…Мы с вами не то что по ту сторону добра и зла, а вне всего человеческого[222]. (1: 477)
Ср. также проговорки рассказчика:
Есть мир и подземный ад, откуда люди иногда возвращаются, не исчезают навсегда. Сердце этих людей наполнено вечной тревогой, вечным ужасом темного мира, отнюдь не загробного[223] (2: 166);
Все было какой-то единой цветовой гармонией – дьявольской гармонией. (1: 62)
И исключительно редко дьявольские коннотации представлены открытым текстом. Так, рассказ, повествующий о прибытии на Колыму новой партии заключенных, получает название «Причал ада» (цикл «Воскрешение лиственницы»), а финал рассказа «Поезд» звучит так: «Я возвращался из ада» (1: 658).
При этом интерес вызывает не только сам факт постоянного присутствия дьявола в тексте «Колымских рассказов», но и качество этого присутствия. Чертовщина как бы «разлита» по тексту и существует в нем наряду с прочими свойствами лагерной действительности. Дьявол «Колымских рассказов» виден, конечно, скорее краем глаза, но именно «дан в ощущениях» и не зависит от сознания автора, неоднократно заявлявшего о своей нерелигиозности.
Любопытно, что используемый Шаламовым «ассоциативный материал» жестко ограничен временными и культурными рамками. Средневековые тексты, церковные представления о дьяволе и кощунстве, элементы народной культуры, связанные с нечистой силой, активно упоминаются, цитируются, встраиваются в сюжет, а куда более привычная читателю и куда более легко опознаваемая позднейшая традиция – в том числе и романтическая – если и привносится в текст, то только для того, чтобы распасться под воздействием лагерной среды, как это было с гоголевскими мотивами в рассказе «На представку».

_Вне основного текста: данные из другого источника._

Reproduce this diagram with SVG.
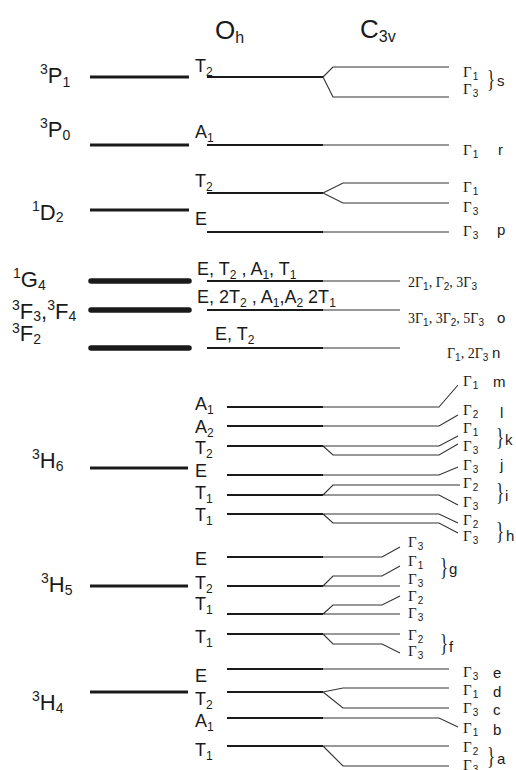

Следует отметить еще одну любопытную особенность: лагерь «Колымских рассказов» является адом, не-бытием как бы сам по себе – его инфернальные свойства не зависят от идеологии его создателей или предшествовавшей созданию системы ГУЛАГа волны социальных потрясений[224]. Собственно, в «Колымских рассказах» Шаламов вовсе не описывает генезис лагерной системы. Лагерь возникает как бы одномоментно, вдруг, из ничего, и даже физической памятью, даже болью в костях уже невозможно определить, «в какой из зимних дней изменился ветер и все стало слишком страшным…» (1: 423).
Собственно, согласно Шаламову, «трагедия заключается в том, как могли люди, воспитанные поколениями на гуманистической литературе („от ликующих, праздно болтающих“), прийти при первом же успехе к Освенциму, к Колыме»; в том, что «возвратиться может любой ад» и «„Колымские рассказы“ его не остановят» (6: 583).
Никакими политическими ошибками и злоупотреблениями, никакими отклонениями от исторического пути невозможно объяснить всеобъемлющую победу смерти над жизнью. В масштабах этого явления всякие сталины, берии и прочие – лишь фигуранты, не более. (Тимофеев 1991: 190)
Лагерь «Колымских рассказов» един, целен, вечен, самодостаточен, неуничтожим – и совмещает в себе традиционные функции пассивного и активного злого начала. То есть является не злом и даже не однозначным беспримесным злом, но той степенью зла, для воспроизведения которой потребовалось вызвать на страницы «Колымских рассказов» столь же однозначный образ средневекового – неамбивалентного[225] – дьявола, ибо ее невозможно было описать в иных категориях.
Но что делать с тем обстоятельством, что из вечной пары – Дьявола и Доброго Бога – в мире «Колымских рассказов» существует только первый?
В рамках текста персонажам Шаламова не у кого просить заступничества – да они и не всегда могут это сделать или даже вспомнить, как это делается, поскольку и у тех, для кого это важно, навыки религиозной жизни вымываются и разъедаются лагерем, как и все прочие навыки и воспоминания. В рассказе «Апостол Павел» глубоко верующий Адам Фризоргер забывает имя одного из апостолов (точно так же как рассказчик из «Необращенного» не может вспомнить драгоценные для него стихи Блока (1: 277)).
В определенном смысле это естественно: Шаламов был не просто атеистом, а атеистом демонстративным, постоянно подчеркивавшим, что даже в самых худших обстоятельствах ни разу не обращался к Богу. В рамках традиции, которую он использовал, это тоже может быть естественным; в «Записных книжках» за 1954–1955 годы есть запись: «Данте не рифмовал слова „Христос“ и в „Аду“ даже не упоминал» (5: 260).